With my setup this section is no longer necessary, I will leave this step here for informational purposes.

<hostdev mode="subsystem" type="pci" managed="yes">
  <source>
    <address domain="0x0000" bus="0x01" slot="0x00" function="0x0"/>
  </source>
  <rom file='/usr/share/qemu/gpu-passthrough.rom'/>
  <address type="pci" domain="0x0000" bus="0x03" slot="0x00" function="0x0"/>
</hostdev>
  1. Pin guest vCPUs.
<cputune>
  <vcpupin vcpu='0' cpuset='0'/>
  <vcpupin vcpu='1' cpuset='1'/>
  <vcpupin vcpu='2' cpuset='2'/>
  <vcpupin vcpu='3' cpuset='3'/>
  <vcpupin vcpu='4' cpuset='4'/>
  <vcpupin vcpu='5' cpuset='5'/>
  <vcpupin vcpu='6' cpuset='6'/>
  <vcpupin vcpu='7' cpuset='7'/>
  <vcpupin vcpu='8' cpuset='8'/>
  <vcpupin vcpu='9' cpuset='9'/>
  <vcpupin vcpu='10' cpuset='10'/>
  <vcpupin vcpu='11' cpuset='11'/>
  <vcpupin vcpu='12' cpuset='12'/>
  <vcpupin vcpu='13' cpuset='13'/>
  <vcpupin vcpu='14' cpuset='14'/>
  <vcpupin vcpu='15' cpuset='15'/>
  <emulatorpin cpuset='16-23'/>
</cputune>
  1. Disable VirtIO memory ballooning.

Memory ballooning can cause major performance issues with VFIO setups.

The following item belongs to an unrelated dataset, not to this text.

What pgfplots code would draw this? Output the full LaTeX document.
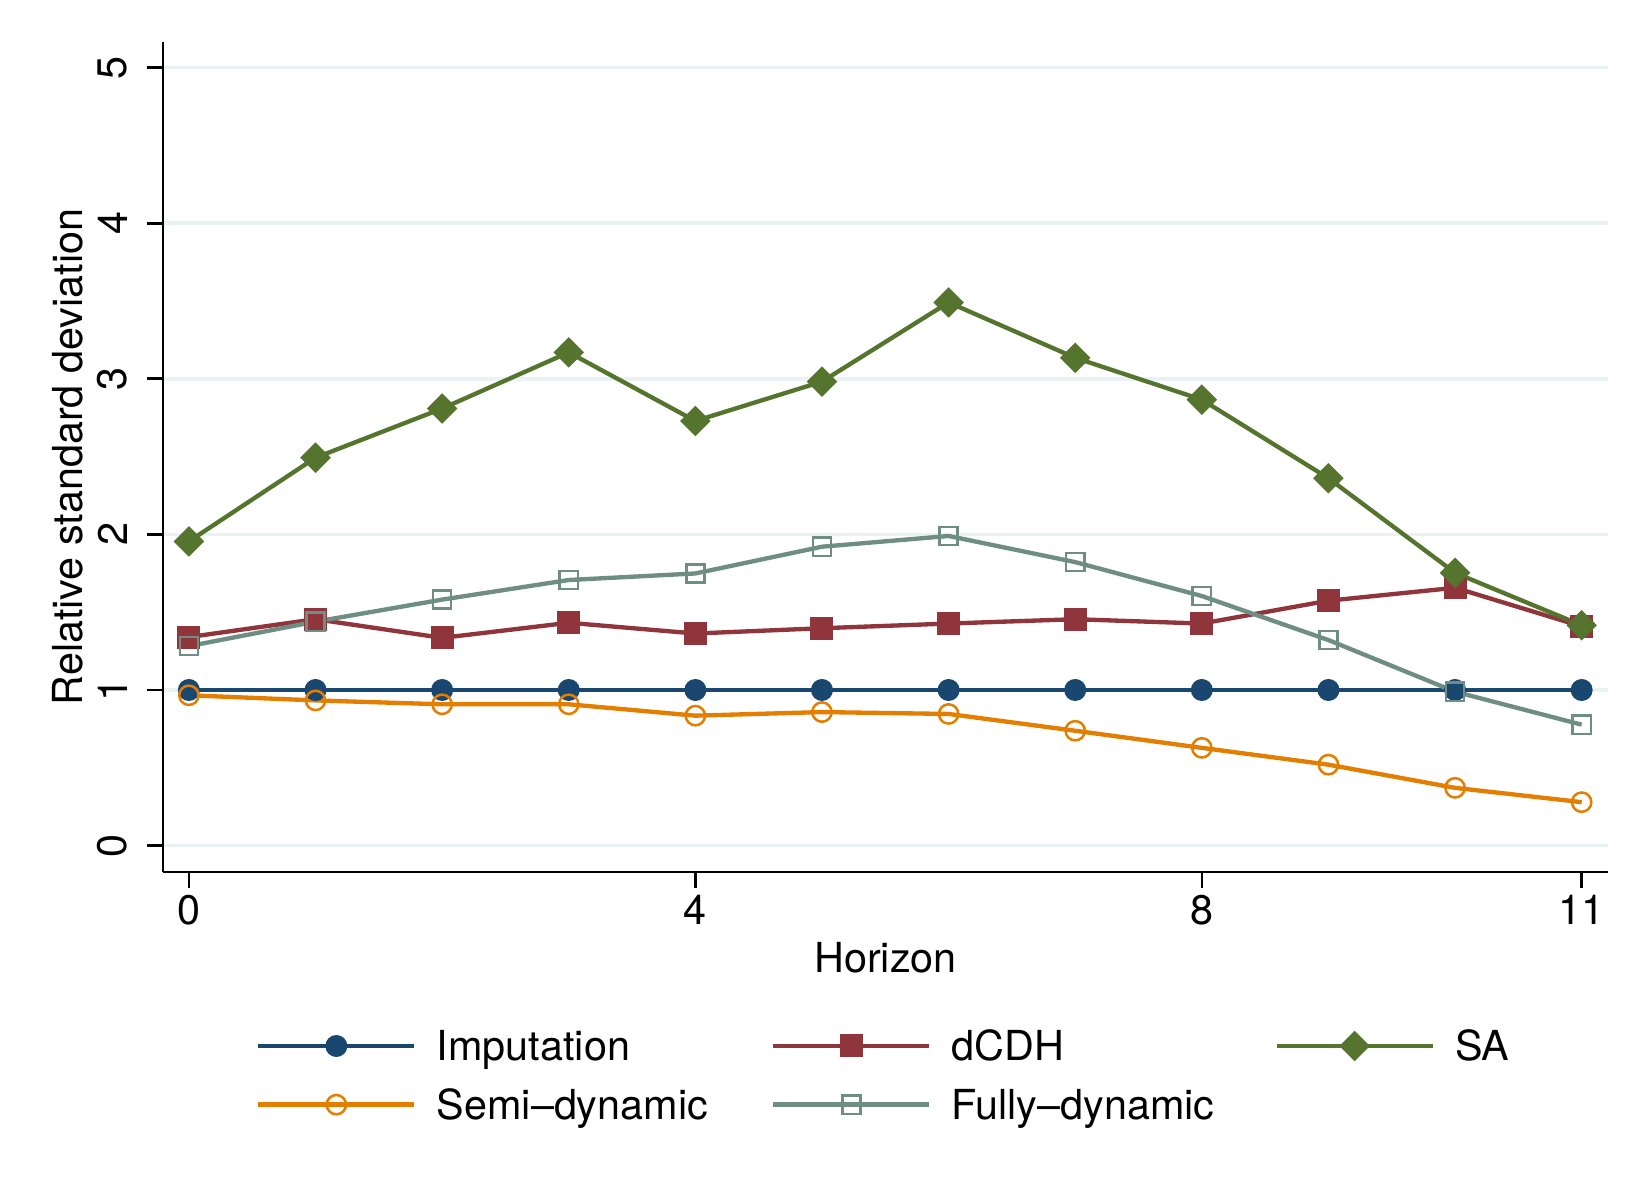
\documentclass[border=0pt]{standalone}
\usepackage{pgfplots}
\pgfplotsset{compat=1.18}
\usepackage{fontspec}
\setmainfont{TeX Gyre Heros}
\definecolor{snavy}{HTML}{1A476F}
\definecolor{smaroon}{HTML}{90353B}
\definecolor{sgreen}{HTML}{55752F}
\definecolor{sorange}{HTML}{E37E00}
\definecolor{steal}{HTML}{6E8E84}
\definecolor{sgrid}{HTML}{EAF2F3}
\begin{document}
\begin{tikzpicture}[font=\fontsize{12.4}{15}\selectfont]
\useasboundingbox (0,0) rectangle (495pt,360pt);
\begin{axis}[
  at={(48.9pt,98.4pt)}, anchor=south west,
  scale only axis, width=433.5pt, height=249pt,
  xmin=-0.2046, xmax=11.208, ymin=-0.170, ymax=5.165,
  axis lines=left,
  axis line style={-, line width=0.8pt, black},
  xtick={0,4,8,11}, ytick={0,1,2,3,4,5},
  tick align=outside,
  major tick length=4.8pt,
  tick style={line width=0.8pt, black},
  /pgf/number format/assume math mode=true,
  yticklabel style={rotate=90, anchor=south, inner sep=0pt},
  xticklabel style={anchor=north, inner sep=0pt},
  yticklabel shift=5.7pt,
  xticklabel shift=2pt,
  ymajorgrids,
  grid style={sgrid, line width=1.1pt},
  xlabel={Horizon},
  ylabel={Relative standard deviation},
  xlabel style={at={(axis description cs:0.5,-0.1213)}, anchor=base, inner sep=0pt},
  ylabel style={at={(axis description cs:-0.056,0.5)}, anchor=base, inner sep=0pt},
  every axis plot/.append style={line width=1.3pt},
  legend columns=3,
  legend cell align=left,
  legend style={draw=none, fill=none, inner sep=0pt, outer sep=0pt,
    at={(axis description cs:0.0645,-0.1837)}, anchor=north west,
    nodes={inner sep=0pt, text width=96.8pt, align=left, text height=10.9pt, text depth=2pt},
    row sep=4.7pt, column sep=0pt,
    /tikz/every odd column/.append style={column sep=6.1pt},
    /tikz/column 2/.append style={column sep=3.5pt}},
  legend image code/.code={\draw[mark repeat=2,mark phase=2,#1] plot coordinates {(0pt,0pt) (23.4pt,0pt) (46.8pt,0pt)};},
]
\addplot[snavy, mark=*, mark size=3.1pt, mark options={solid, line width=0.4pt, fill=snavy}] coordinates {
(0,1) (1,1) (2,1) (3,1) (4,1) (5,1) (6,1) (7,1) (8,1) (9,1) (10,1) (11,1)};
\addlegendentry{Imputation}
\addplot[smaroon, mark=square*, mark size=3.25pt, mark options={solid, line width=0.4pt, fill=smaroon}] coordinates {
(0,1.340) (1,1.455) (2,1.335) (3,1.432) (4,1.363) (5,1.397) (6,1.427) (7,1.455) (8,1.427) (9,1.574) (10,1.657) (11,1.409)};
\addlegendentry{dCDH}
\addplot[sgreen, mark=diamond*, mark size=4.3pt, mark options={solid, line width=0.4pt, fill=sgreen, xscale=1.333}] coordinates {
(0,1.955) (1,2.493) (2,2.809) (3,3.170) (4,2.729) (5,2.982) (6,3.491) (7,3.135) (8,2.866) (9,2.361) (10,1.753) (11,1.416)};
\addlegendentry{SA}
\addplot[sorange, mark=o, mark size=2.9pt, mark options={solid, line width=0.75pt}] coordinates {
(0,0.966) (1,0.933) (2,0.908) (3,0.908) (4,0.835) (5,0.858) (6,0.846) (7,0.738) (8,0.628) (9,0.520) (10,0.371) (11,0.279)};
\addlegendentry{Semi–dynamic}
\addplot[steal, mark=square, mark size=2.73pt, mark options={solid, line width=0.75pt}] coordinates {
(0,1.282) (1,1.439) (2,1.581) (3,1.707) (4,1.749) (5,1.921) (6,1.990) (7,1.822) (8,1.604) (9,1.321) (10,0.989) (11,0.777)};
\addlegendentry{Fully–dynamic}
\end{axis}
\end{tikzpicture}
\end{document}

<memballoon model="none"/>
  1. Use a macvtap interface instead of a linux bridge to reduce networking overhead.
<interface type='direct'>
  <mac address='52:54:00:a3:d3:f4'/>
  <source dev='enp7s0f0' mode='bridge'/>
  <model type='virtio'/>
  <link state='up'/>
  <address type='pci' domain='0x0000' bus='0x01' slot='0x00' function='0x0'/>
</interface>
  1. Do not expose the hypervisor to the guest.
<cpu mode='host-passthrough' check='partial'>
  <feature policy='disable' name='hypervisor'/>
</cpu>